### [Set task]
Skip all pictures, then copy the lines from the start of the data through the line with "return fig.add_axes([left /", keeping both ends.

====== Supplied material

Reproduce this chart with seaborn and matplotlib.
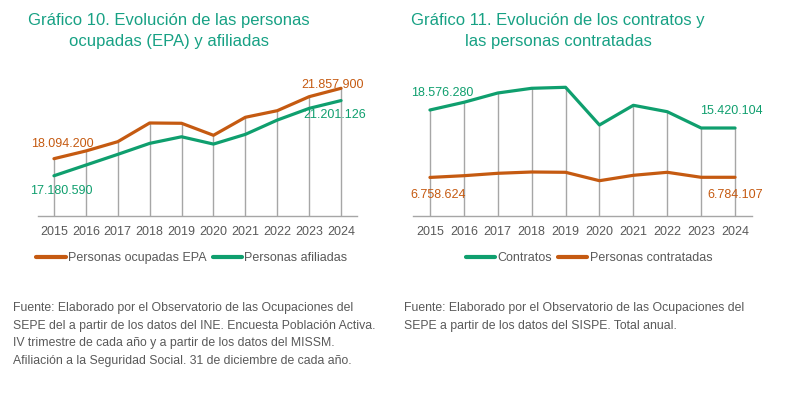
import matplotlib
matplotlib.use("Agg")
import matplotlib.pyplot as plt
import pandas as pd
import seaborn as sns

sns.set_style("white")
plt.rcParams["font.family"] = ["Liberation Sans", "DejaVu Sans"]

# Data
years = [2015, 2016, 2017, 2018, 2019, 2020, 2021, 2022, 2023, 2024]
ocupadas_epa = [18094200, 18505900, 19003000, 20002800, 19986800,
                19345200, 20307500, 20660400, 21408800, 21857900]
afiliadas = [17180590, 17752600, 18324700, 18912800, 19265600,
             18875400, 19393900, 20158400, 20784000, 21201126]
contratos = [18576280, 19925700, 21555500, 22379200, 22554400,
             15947600, 19400000, 18278400, 15420104, 15420104]
contratadas = [6758624, 7062500, 7483100, 7710900, 7658300,
               6186300, 7132600, 7658300, 6782100, 6784107]

title_left = "Gráfico 10. Evolución de las personas\nocupadas (EPA) y afiliadas"
title_right = "Gráfico 11. Evolución de los contratos y\nlas personas contratadas"
note_left = ("Fuente: Elaborado por el Observatorio de las Ocupaciones del\n"
             "SEPE del a partir de los datos del INE. Encuesta Población Activa.\n"
             "IV trimestre de cada año y a partir de los datos del MISSM.\n"
             "Afiliación a la Seguridad Social. 31 de diciembre de cada año.")
note_right = ("Fuente: Elaborado por el Observatorio de las Ocupaciones del\n"
              "SEPE a partir de los datos del SISPE. Total anual.")

ORANGE = "#C55A11"
GREEN = "#0F9F6E"
TITLE = "#17A184"
GRAY_TXT = "#595959"
GRID = "#A6A6A6"

W, H = 786, 398
fig = plt.figure(figsize=(W / 100, H / 100), dpi=100)


def px_axes(left, right, top, bottom):
    return fig.add_axes([left / W, 1 - bottom / H, (right - left) / W, (bottom - top) / H])


def draw_panel(ax, s1, s2, name1, name2, c1, c2, ylim):
    df = pd.DataFrame({"year": years * 2,
                       "value": s1 + s2,
                       "serie": [name1] * len(years) + [name2] * len(years)})
    top = [max(a, b) for a, b in zip(s1, s2)]
    ax.vlines(years, ylim[0], top, color=GRID, lw=1.0, zorder=1)
    sns.lineplot(data=df, x="year", y="value", hue="serie",
                 palette={name1: c1, name2: c2}, lw=2.3, ax=ax, zorder=3)
    ax.set_xlim(2014.5, 2024.5)
    ax.set_ylim(*ylim)
    ax.set_xticks(years)
    ax.set_xticklabels([str(y) for y in years], fontsize=9, color=GRAY_TXT)
    ax.set_yticks([])
    ax.set_xlabel("")
    ax.set_ylabel("")
    for s in ["top", "right", "left"]:
        ax.spines[s].set_visible(False)
    ax.spines["bottom"].set_color(GRID)
    ax.spines["bottom"].set_linewidth(1.0)
    ax.tick_params(axis="x", length=0, pad=7)
    ax.get_legend().remove()


def fmt(v):
    return f"{v:,}".replace(",", ".")


def label(ax, x, y, color, dx, dy):
    ax.annotate(fmt(y), (x, y), xytext=(dx, dy), textcoords="offset pixels",
                ha="center", va="center", fontsize=9, color=color, zorder=5)


# Left chart
ax1 = px_axes(38, 357, 70, 216)
draw_panel(ax1, ocupadas_epa, afiliadas, "Personas ocupadas EPA", "Personas afiliadas",
           ORANGE, GREEN, (15030000, 15030000 + 146 * 53462))
label(ax1, years[0], ocupadas_epa[0], ORANGE, 8.5, 14.7)
label(ax1, years[0], afiliadas[0], GREEN, 7.7, -15.3)
label(ax1, years[-1], ocupadas_epa[-1], ORANGE, -8, 3.3)
label(ax1, years[-1], afiliadas[-1], GREEN, -6.5, -14.3)

# Right chart
ax2 = px_axes(413, 752, 70, 216)
draw_panel(ax2, contratos, contratadas, "Contratos", "Personas contratadas",
           GREEN, ORANGE, (0, 146 * 175248))
label(ax2, years[0], contratos[0], GREEN, 12.4, 17.3)
label(ax2, years[-1], contratos[-1], GREEN, -3.3, 17.4)
label(ax2, years[0], contratadas[0], ORANGE, 8.5, -17.3)
label(ax2, years[-1], contratadas[-1], ORANGE, -0.3, -17.3)

# Legends
for ax, cx in [(ax1, 192), (ax2, 589)]:
    h, l = ax.get_legend_handles_labels()
    leg = ax.legend(h, l, loc="center", bbox_to_anchor=(cx / W, 1 - 258 / H),
                    bbox_transform=fig.transFigure, ncol=2, frameon=False,
                    fontsize=9, handlelength=2.35, handletextpad=0.2,
                    columnspacing=0.45)
    for t in leg.get_texts():
        t.set_color(GRAY_TXT)
    for ln in leg.get_lines():
        ln.set_linewidth(3)

# Titles
fig.text(169 / W, 1 - 31 / H, title_left, ha="center", va="center",
         fontsize=12, color=TITLE, linespacing=1.45)
fig.text(558 / W, 1 - 31 / H, title_right, ha="center", va="center",
         fontsize=12, color=TITLE, linespacing=1.45)

# Notes
fig.text(13 / W, 1 - 302 / H, note_left, ha="left", va="top",
         fontsize=8.8, color=GRAY_TXT, linespacing=1.62)
fig.text(404 / W, 1 - 302 / H, note_right, ha="left", va="top",
         fontsize=8.8, color=GRAY_TXT, linespacing=1.62)

fig.savefig("out.png", dpi=100, facecolor="white")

============

### [Result for this exercise]
Reproduce this chart with seaborn and matplotlib.
import matplotlib
matplotlib.use("Agg")
import matplotlib.pyplot as plt
import pandas as pd
import seaborn as sns

sns.set_style("white")
plt.rcParams["font.family"] = ["Liberation Sans", "DejaVu Sans"]

# Data
years = [2015, 2016, 2017, 2018, 2019, 2020, 2021, 2022, 2023, 2024]
ocupadas_epa = [18094200, 18505900, 19003000, 20002800, 19986800,
                19345200, 20307500, 20660400, 21408800, 21857900]
afiliadas = [17180590, 17752600, 18324700, 18912800, 19265600,
             18875400, 19393900, 20158400, 20784000, 21201126]
contratos = [18576280, 19925700, 21555500, 22379200, 22554400,
             15947600, 19400000, 18278400, 15420104, 15420104]
contratadas = [6758624, 7062500, 7483100, 7710900, 7658300,
               6186300, 7132600, 7658300, 6782100, 6784107]

title_left = "Gráfico 10. Evolución de las personas\nocupadas (EPA) y afiliadas"
title_right = "Gráfico 11. Evolución de los contratos y\nlas personas contratadas"
note_left = ("Fuente: Elaborado por el Observatorio de las Ocupaciones del\n"
             "SEPE del a partir de los datos del INE. Encuesta Población Activa.\n"
             "IV trimestre de cada año y a partir de los datos del MISSM.\n"
             "Afiliación a la Seguridad Social. 31 de diciembre de cada año.")
note_right = ("Fuente: Elaborado por el Observatorio de las Ocupaciones del\n"
              "SEPE a partir de los datos del SISPE. Total anual.")

ORANGE = "#C55A11"
GREEN = "#0F9F6E"
TITLE = "#17A184"
GRAY_TXT = "#595959"
GRID = "#A6A6A6"

W, H = 786, 398
fig = plt.figure(figsize=(W / 100, H / 100), dpi=100)


def px_axes(left, right, top, bottom):
    return fig.add_axes([left / W, 1 - bottom / H, (right - left) / W, (bottom - top) / H])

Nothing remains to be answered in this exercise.